## BEGIN

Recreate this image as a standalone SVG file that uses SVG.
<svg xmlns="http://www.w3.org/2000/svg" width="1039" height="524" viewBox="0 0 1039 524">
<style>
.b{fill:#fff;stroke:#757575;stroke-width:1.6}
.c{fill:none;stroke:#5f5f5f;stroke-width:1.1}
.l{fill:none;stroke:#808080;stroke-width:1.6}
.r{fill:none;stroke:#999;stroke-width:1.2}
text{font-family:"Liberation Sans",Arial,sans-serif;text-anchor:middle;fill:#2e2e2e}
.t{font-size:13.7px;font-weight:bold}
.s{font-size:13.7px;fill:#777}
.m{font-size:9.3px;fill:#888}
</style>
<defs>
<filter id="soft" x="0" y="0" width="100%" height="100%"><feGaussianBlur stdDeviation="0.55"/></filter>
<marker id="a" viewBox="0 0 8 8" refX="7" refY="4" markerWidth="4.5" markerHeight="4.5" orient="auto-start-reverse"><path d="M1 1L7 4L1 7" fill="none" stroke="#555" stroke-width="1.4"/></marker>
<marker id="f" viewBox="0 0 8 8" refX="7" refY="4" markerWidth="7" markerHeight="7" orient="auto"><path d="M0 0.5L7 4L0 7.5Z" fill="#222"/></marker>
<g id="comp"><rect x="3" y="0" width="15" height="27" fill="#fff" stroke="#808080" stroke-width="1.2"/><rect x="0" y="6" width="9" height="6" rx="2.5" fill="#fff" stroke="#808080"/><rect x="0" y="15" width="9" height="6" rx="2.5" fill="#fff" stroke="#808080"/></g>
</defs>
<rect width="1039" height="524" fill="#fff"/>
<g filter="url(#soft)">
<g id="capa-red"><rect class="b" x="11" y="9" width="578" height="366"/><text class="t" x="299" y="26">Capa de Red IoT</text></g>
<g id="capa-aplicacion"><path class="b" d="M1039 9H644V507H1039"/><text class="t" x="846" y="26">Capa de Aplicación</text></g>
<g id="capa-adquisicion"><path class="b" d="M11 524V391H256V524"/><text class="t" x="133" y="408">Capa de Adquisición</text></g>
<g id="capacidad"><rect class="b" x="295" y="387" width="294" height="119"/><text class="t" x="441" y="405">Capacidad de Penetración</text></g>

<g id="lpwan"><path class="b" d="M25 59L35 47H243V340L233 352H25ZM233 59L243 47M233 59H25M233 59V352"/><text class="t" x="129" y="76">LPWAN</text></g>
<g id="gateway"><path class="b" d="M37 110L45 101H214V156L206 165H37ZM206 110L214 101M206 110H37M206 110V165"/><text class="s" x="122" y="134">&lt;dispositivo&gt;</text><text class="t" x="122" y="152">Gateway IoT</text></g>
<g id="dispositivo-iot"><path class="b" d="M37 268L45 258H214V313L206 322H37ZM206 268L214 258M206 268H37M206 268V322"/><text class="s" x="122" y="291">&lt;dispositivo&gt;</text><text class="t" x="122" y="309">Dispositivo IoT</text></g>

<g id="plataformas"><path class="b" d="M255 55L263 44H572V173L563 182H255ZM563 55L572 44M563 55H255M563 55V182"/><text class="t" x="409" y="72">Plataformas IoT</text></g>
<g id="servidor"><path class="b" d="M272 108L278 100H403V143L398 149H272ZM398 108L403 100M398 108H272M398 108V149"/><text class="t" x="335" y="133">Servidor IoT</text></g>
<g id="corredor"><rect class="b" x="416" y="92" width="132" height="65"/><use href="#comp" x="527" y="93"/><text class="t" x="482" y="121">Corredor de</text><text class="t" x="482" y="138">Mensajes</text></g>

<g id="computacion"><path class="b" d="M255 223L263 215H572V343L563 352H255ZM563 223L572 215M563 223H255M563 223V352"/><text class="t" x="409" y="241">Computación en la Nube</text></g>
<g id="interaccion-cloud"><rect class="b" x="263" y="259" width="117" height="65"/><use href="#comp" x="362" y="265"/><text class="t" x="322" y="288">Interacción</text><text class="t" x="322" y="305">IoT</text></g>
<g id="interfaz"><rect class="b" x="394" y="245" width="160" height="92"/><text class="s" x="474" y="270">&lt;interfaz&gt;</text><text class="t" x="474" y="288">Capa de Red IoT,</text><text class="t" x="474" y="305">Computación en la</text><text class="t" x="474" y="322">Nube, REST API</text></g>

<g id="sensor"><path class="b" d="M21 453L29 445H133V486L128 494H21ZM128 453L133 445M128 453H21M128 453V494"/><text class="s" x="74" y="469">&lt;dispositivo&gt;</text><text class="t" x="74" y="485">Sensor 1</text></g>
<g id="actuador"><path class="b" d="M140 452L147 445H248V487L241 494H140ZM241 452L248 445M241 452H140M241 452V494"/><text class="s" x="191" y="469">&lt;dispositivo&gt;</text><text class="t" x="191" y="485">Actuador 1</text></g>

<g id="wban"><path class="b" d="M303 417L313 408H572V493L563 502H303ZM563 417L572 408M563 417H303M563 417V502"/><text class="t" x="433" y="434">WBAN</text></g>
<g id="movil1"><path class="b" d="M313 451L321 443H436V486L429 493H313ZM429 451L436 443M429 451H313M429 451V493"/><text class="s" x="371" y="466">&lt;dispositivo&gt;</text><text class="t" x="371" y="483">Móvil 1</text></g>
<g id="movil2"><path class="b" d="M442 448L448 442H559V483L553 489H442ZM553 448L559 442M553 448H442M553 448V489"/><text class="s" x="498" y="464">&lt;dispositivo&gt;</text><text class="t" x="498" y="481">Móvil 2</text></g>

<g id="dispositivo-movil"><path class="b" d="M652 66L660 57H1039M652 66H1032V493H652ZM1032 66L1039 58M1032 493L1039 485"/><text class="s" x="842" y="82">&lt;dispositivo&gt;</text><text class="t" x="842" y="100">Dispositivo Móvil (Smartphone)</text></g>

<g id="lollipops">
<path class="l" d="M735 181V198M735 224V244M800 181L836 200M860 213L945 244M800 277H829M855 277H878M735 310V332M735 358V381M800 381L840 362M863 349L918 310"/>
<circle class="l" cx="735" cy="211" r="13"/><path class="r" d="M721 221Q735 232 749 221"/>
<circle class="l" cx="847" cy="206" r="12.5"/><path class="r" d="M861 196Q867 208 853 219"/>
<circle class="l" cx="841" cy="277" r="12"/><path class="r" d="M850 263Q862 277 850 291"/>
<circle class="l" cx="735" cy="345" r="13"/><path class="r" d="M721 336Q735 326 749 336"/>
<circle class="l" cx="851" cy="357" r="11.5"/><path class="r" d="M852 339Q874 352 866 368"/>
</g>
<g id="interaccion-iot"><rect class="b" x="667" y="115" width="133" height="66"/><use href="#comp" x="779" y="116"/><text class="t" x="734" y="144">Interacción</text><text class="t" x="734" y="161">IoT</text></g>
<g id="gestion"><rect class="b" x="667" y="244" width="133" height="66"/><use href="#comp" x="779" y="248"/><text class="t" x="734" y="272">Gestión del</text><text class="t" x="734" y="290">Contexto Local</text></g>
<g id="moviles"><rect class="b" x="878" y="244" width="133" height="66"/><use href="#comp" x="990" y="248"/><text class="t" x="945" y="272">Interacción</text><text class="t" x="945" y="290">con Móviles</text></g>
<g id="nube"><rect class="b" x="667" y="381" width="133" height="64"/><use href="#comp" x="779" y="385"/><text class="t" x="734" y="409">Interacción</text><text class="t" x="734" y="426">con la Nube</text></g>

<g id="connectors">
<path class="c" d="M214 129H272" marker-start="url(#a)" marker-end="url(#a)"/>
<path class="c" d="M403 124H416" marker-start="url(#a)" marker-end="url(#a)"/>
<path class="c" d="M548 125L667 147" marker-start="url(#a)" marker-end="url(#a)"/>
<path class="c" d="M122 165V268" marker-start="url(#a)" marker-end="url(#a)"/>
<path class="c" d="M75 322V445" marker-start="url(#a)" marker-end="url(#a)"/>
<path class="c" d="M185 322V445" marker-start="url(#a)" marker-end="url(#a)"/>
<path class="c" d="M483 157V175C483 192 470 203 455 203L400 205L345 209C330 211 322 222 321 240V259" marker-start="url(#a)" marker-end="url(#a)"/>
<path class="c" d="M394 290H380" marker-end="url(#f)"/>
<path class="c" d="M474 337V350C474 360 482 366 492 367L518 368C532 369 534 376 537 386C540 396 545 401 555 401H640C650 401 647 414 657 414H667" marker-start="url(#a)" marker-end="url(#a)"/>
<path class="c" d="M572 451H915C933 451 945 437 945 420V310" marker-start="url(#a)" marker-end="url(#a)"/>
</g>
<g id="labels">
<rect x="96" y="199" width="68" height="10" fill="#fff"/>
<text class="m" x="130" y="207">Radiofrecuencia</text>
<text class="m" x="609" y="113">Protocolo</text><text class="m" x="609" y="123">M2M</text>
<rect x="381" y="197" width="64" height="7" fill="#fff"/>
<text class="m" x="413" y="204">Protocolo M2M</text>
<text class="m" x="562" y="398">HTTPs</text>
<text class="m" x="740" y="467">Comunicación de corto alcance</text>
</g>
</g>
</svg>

## END
## BEGIN

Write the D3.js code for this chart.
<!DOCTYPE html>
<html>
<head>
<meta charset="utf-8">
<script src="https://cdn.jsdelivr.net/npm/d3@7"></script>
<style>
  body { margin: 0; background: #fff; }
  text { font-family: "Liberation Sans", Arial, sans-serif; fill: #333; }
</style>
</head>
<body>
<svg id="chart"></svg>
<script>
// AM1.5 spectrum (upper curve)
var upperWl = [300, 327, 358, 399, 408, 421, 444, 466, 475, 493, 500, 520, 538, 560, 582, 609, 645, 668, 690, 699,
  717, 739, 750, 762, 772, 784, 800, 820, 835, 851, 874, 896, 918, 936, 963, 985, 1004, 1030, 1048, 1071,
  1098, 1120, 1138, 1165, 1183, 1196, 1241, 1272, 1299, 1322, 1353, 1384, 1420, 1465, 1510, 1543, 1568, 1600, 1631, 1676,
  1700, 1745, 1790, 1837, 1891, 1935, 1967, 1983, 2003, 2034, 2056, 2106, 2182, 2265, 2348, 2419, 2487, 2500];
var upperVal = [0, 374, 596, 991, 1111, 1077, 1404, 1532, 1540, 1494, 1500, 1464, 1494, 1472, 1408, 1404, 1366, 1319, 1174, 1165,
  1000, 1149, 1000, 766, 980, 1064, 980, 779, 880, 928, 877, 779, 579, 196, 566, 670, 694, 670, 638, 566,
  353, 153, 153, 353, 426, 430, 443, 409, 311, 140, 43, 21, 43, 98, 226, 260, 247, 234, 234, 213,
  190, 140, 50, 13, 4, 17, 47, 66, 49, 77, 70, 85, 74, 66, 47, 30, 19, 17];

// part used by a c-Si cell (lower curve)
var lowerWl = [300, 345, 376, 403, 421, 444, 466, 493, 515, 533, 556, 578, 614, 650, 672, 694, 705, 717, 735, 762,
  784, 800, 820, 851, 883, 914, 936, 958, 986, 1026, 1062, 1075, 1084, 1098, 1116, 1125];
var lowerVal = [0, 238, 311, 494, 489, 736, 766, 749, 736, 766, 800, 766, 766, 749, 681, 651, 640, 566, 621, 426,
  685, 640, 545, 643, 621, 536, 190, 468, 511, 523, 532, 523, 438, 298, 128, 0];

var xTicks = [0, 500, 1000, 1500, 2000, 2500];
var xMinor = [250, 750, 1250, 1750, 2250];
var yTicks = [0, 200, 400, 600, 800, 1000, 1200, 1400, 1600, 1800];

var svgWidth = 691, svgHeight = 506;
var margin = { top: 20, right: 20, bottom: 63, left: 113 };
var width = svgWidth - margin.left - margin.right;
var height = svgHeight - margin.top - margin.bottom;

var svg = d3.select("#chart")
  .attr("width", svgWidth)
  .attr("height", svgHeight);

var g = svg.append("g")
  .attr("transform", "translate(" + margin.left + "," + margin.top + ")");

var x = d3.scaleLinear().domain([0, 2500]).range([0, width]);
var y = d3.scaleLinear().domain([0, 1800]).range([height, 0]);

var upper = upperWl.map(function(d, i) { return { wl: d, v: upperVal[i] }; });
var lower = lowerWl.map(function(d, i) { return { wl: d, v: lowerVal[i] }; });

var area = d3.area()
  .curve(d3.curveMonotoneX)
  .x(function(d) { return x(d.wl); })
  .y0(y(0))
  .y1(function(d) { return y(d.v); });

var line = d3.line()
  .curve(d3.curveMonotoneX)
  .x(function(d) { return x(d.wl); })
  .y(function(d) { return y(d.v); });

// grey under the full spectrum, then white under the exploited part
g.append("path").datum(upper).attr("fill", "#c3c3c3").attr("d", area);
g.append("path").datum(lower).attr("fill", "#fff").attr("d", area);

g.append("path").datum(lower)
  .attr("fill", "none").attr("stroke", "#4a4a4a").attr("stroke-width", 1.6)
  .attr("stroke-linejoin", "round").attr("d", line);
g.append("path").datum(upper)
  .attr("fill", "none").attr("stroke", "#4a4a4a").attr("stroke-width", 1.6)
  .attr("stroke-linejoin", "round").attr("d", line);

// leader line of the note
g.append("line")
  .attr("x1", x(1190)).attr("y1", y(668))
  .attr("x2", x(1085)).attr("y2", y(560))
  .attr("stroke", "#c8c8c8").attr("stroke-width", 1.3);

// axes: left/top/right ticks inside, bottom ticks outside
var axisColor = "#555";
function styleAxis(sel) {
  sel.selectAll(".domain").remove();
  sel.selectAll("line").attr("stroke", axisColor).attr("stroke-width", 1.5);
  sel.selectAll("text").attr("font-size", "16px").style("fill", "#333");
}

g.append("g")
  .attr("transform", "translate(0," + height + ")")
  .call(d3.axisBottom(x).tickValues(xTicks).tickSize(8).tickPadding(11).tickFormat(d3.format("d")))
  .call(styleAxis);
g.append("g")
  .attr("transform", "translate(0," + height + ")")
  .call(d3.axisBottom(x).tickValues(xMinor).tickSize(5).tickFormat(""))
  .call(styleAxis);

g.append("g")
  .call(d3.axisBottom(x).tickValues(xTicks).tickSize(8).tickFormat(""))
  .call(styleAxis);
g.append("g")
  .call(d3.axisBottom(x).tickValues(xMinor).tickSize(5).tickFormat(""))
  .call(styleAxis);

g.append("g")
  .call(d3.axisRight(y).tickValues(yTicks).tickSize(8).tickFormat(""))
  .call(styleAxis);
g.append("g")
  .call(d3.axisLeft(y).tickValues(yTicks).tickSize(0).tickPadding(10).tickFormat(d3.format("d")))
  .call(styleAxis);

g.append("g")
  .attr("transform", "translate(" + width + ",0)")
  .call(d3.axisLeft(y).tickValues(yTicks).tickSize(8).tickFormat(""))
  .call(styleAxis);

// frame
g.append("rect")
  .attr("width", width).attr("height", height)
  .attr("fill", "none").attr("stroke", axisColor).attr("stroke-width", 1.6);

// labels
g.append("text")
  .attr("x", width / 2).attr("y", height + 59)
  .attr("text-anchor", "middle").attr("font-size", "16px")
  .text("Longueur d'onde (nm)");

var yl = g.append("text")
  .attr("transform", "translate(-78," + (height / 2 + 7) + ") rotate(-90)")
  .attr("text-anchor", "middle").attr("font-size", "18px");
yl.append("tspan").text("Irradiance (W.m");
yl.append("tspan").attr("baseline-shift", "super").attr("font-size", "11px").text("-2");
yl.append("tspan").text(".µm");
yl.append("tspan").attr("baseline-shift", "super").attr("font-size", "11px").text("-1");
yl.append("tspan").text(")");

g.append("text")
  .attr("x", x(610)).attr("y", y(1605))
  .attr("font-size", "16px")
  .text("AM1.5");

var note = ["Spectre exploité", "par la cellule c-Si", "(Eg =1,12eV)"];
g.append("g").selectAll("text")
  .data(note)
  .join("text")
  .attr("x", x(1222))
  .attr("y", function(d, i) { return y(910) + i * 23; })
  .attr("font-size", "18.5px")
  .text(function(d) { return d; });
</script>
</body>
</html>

## END

SET TASK: Select every line of the material above holding the word "this" and copy it.

EXERCISE ANSWER:
Recreate this image as a standalone SVG file that uses SVG.
Write the D3.js code for this chart.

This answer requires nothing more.